• [Exercise instructions]: Pictures stay out of the copy; restate everything else in the material exactly.

== Data lines

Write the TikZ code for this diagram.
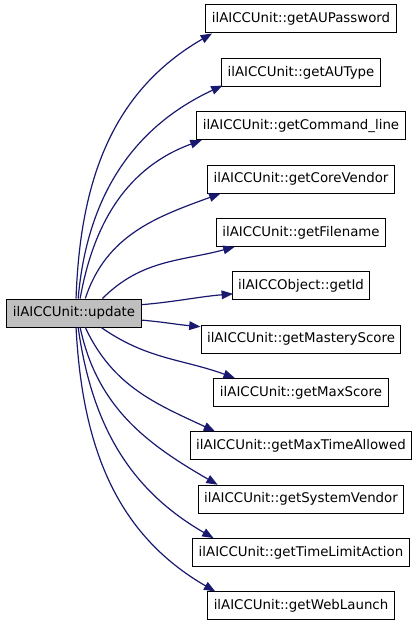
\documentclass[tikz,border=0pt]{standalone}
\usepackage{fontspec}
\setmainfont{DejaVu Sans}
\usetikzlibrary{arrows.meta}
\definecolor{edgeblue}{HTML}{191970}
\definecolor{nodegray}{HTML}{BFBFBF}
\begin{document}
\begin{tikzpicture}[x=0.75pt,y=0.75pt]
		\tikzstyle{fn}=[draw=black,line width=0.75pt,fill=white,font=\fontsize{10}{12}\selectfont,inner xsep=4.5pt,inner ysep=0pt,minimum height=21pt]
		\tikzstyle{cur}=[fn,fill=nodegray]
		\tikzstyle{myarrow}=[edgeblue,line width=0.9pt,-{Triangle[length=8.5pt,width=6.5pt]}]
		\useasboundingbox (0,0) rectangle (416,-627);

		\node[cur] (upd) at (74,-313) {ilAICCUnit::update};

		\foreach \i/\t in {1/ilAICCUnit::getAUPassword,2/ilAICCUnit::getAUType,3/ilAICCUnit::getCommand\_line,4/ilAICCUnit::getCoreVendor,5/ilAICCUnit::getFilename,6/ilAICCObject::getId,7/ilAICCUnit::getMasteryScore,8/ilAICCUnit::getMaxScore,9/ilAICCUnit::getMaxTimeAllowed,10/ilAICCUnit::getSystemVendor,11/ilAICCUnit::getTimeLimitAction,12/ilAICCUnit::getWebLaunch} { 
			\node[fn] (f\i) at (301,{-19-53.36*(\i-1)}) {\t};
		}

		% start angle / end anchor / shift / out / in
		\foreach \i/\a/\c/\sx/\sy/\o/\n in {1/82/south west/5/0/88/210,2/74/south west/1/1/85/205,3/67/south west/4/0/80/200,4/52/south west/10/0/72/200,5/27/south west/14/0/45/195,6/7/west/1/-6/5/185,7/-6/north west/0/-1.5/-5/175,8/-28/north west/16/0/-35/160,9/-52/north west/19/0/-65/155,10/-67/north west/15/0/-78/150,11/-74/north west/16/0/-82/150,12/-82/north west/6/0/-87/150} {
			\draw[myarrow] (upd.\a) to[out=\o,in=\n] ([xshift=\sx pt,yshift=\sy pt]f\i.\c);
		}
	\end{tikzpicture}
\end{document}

====

• [Output for this exercise]:
Write the TikZ code for this diagram.
\documentclass[tikz,border=0pt]{standalone}
\usepackage{fontspec}
\setmainfont{DejaVu Sans}
\usetikzlibrary{arrows.meta}
\definecolor{edgeblue}{HTML}{191970}
\definecolor{nodegray}{HTML}{BFBFBF}
\begin{document}
\begin{tikzpicture}[x=0.75pt,y=0.75pt]
		\tikzstyle{fn}=[draw=black,line width=0.75pt,fill=white,font=\fontsize{10}{12}\selectfont,inner xsep=4.5pt,inner ysep=0pt,minimum height=21pt]
		\tikzstyle{cur}=[fn,fill=nodegray]
		\tikzstyle{myarrow}=[edgeblue,line width=0.9pt,-{Triangle[length=8.5pt,width=6.5pt]}]
		\useasboundingbox (0,0) rectangle (416,-627);

		\node[cur] (upd) at (74,-313) {ilAICCUnit::update};

		\foreach \i/\t in {1/ilAICCUnit::getAUPassword,2/ilAICCUnit::getAUType,3/ilAICCUnit::getCommand\_line,4/ilAICCUnit::getCoreVendor,5/ilAICCUnit::getFilename,6/ilAICCObject::getId,7/ilAICCUnit::getMasteryScore,8/ilAICCUnit::getMaxScore,9/ilAICCUnit::getMaxTimeAllowed,10/ilAICCUnit::getSystemVendor,11/ilAICCUnit::getTimeLimitAction,12/ilAICCUnit::getWebLaunch} { 
			\node[fn] (f\i) at (301,{-19-53.36*(\i-1)}) {\t};
		}

		% start angle / end anchor / shift / out / in
		\foreach \i/\a/\c/\sx/\sy/\o/\n in {1/82/south west/5/0/88/210,2/74/south west/1/1/85/205,3/67/south west/4/0/80/200,4/52/south west/10/0/72/200,5/27/south west/14/0/45/195,6/7/west/1/-6/5/185,7/-6/north west/0/-1.5/-5/175,8/-28/north west/16/0/-35/160,9/-52/north west/19/0/-65/155,10/-67/north west/15/0/-78/150,11/-74/north west/16/0/-82/150,12/-82/north west/6/0/-87/150} {
			\draw[myarrow] (upd.\a) to[out=\o,in=\n] ([xshift=\sx pt,yshift=\sy pt]f\i.\c);
		}
	\end{tikzpicture}
\end{document}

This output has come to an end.